When she first arrives, the town is up in arms, because she got the job for which a favoured relative of the local "royal family" had applied. She has to struggle through a first semester while under siege. But does she win them over? Is this Anne Shirley we're talking about?

Anne of Windy Poplars is really a set of connected short stories, linked together by time and place. We watch as Anne befriends her small next-door neighbour, suffering under the none-too-gentle eye of her grandmother and grandmother's servant. We see Anne intervene in several local love stories, with good and bad and sometimes ridiculous results.

She helps her students, tries to befriend a prickly fellow teacher, and generally, becomes beloved by everyone. Which is much less saccharine as it sounds, as Montgomery always has a deft touch and knows just when to stop. People feel real, in all their absurdities, small cruelties and kindnesses.

I have always enjoyed this particular volume quite a lot. It's Anne's last hurrah by herself, before she becomes a wife and mother, and it's interesting watching her negotiate a position of relative power in a way that is all her own.

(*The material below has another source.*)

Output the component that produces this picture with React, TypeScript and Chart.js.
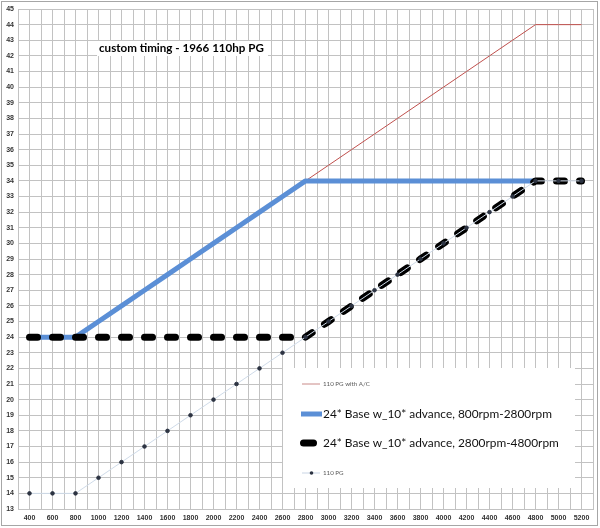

But I keep coming back to what Montgomery does best. She imbues everyday occurrences with such vivacity that they come to life before our eyes. I can't think of another author who does what she does so well. That these are women's stories that still feel real, decades and decades on, is a real accomplishment.

4 comments:

  1. This, along with Rilla, is my favourite of the Anne books. It's Anne as an adult, independent, learning to be herself, by herself. I also adore the epistolic nature of the novel - you get more of Anne's thoughts here than you do in any of the other works, I think, unmediated by the nature of a narrator.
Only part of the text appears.